The Perception of a Permanent World

November 1969

The Perception of a Permanent World

J. J. Gibson, Cornell University

 

The World Wide Web distribution of James Gibson’s “Purple Perils” is for scholarly use with the understanding that Gibson did not intend them for publication. References to these essays must cite them explicitly as unpublished manuscripts. Copies may be circulated if this statement is included on each copy.

1. The sensations that accompany perception are ever-changing, fleeting, transient (temporary) whereas the percepts themselves are enduring, recurrent, persisting under change (permanent).

2. The theory of sensation-based perception must assume that this phenomenal permanence is a contribution of the observer.

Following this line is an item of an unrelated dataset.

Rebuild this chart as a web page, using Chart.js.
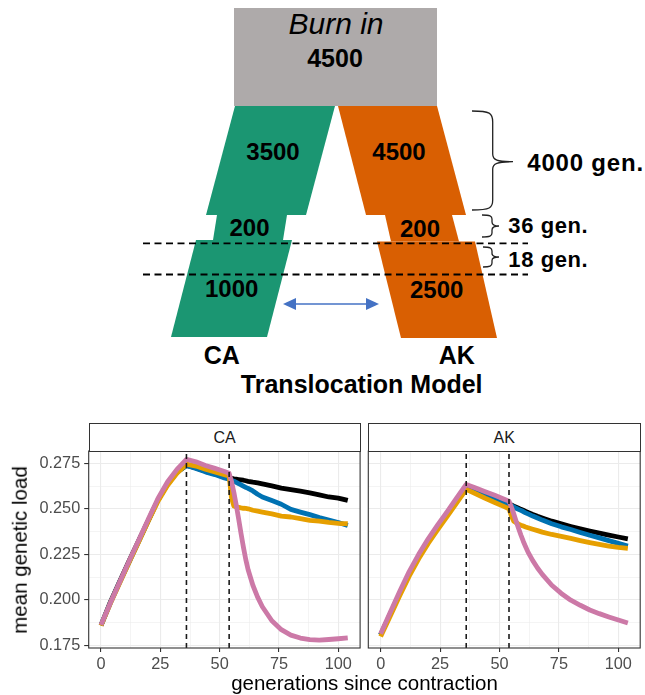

The “concept” of object-permanence is imposed on the data of sense. So theorists like Kant and Piaget assert. It is taken for granted that awareness of a hidden object or an object behind one’s back can only be an idea or a memory-image, since it is not sensory. This is a common assumption for both nativism and empiricism. Awareness of such an object must come from the brain since it cannot come from the light entering the eye.

3. The theory of perception based on the notion of the available information in ambient light and on the assumption that an observer samples this information is quite different. It starts with points of observation with projected and unprojected surfaces at each point of observation (those hidden and those not hidden, respectively) and with the possibility of head-turning at each point of observation. It assumes that when an object goes “out of sight” the fact of its continuing existence is specified (Gibson, Reynolds, Wheeler, & Kaplan).

4. Can experiments on the so-called “delayed-reaction” (Zuckerman) be interpreted as showing that animals detect the continued existence of a food-object after it has been occluded (covered up, hidden)?

5. Can Michotte’s “tunnel phenomenon” and the “rabbit-hole phenomenon” be interpreted in the same way, and also the recent results with animals and babies on behavior towards hidden objects?

6. Does the evidence about “cognitive maps” in the maze-learning of rats, and the homing-behavior of animals, show that they orient to objects and places that are not projected in the field of view, or in the retinal image?

7. How does Gibson’s theory of the visual feedback from locomotion apply to the perceiving of places that have gone out of sight? First to consider is the “opening up” and “closing away” of the “vistas” of the world of occlusion. Second, there is the magnification and minification of figures in the array by approach and withdrawal (motion perspective). These transitions and these transformations are reversible; in fact they are reversed whenever an observer returns to a place from which he started. I believe we should think of this fact not as the recurrence of a “stimulus” but as the canceling out of a change.

8. When an object goes out of existence instead of going out of sight the corresponding optical change does not in fact reverse and nothing an observer can do will make it reverse, except to run a film of the event backwards. (This might be called Humpty-Dumpty transformation.) Group theory in mathematics seems to apply to reversible transformations, but what theory is applicable to a non-reversible transformation?

9. The phenomenal constancy of the size and the shape of a moving object is usually complete, that is, the experiment of observing size with changing distance or shape with changing slant (e.g. Gibson & Gibson) yields simple perceptions instead of the complicated judgments that the static consistency does. In this case, the invariances of perception despite varying sensations (retinal images) can be ascribed to a mathematical invariant in the stimulus flux. The hypothesis of variance under transformation leads to the idea of the phenomenal rigidity of moving objects and surfaces.

10. What connection, if any, is there between the hypothesis of invariance under transformation for explaining phenomenal rigidity and the hypothesis of persistence underlying change for explaining phenomenal permanence? If the flowing array of ambient stimulus energy is just that (and not a sequence of “stimuli”) what is it that persists? And what does that reversibility of certain kinds of change have to do with it?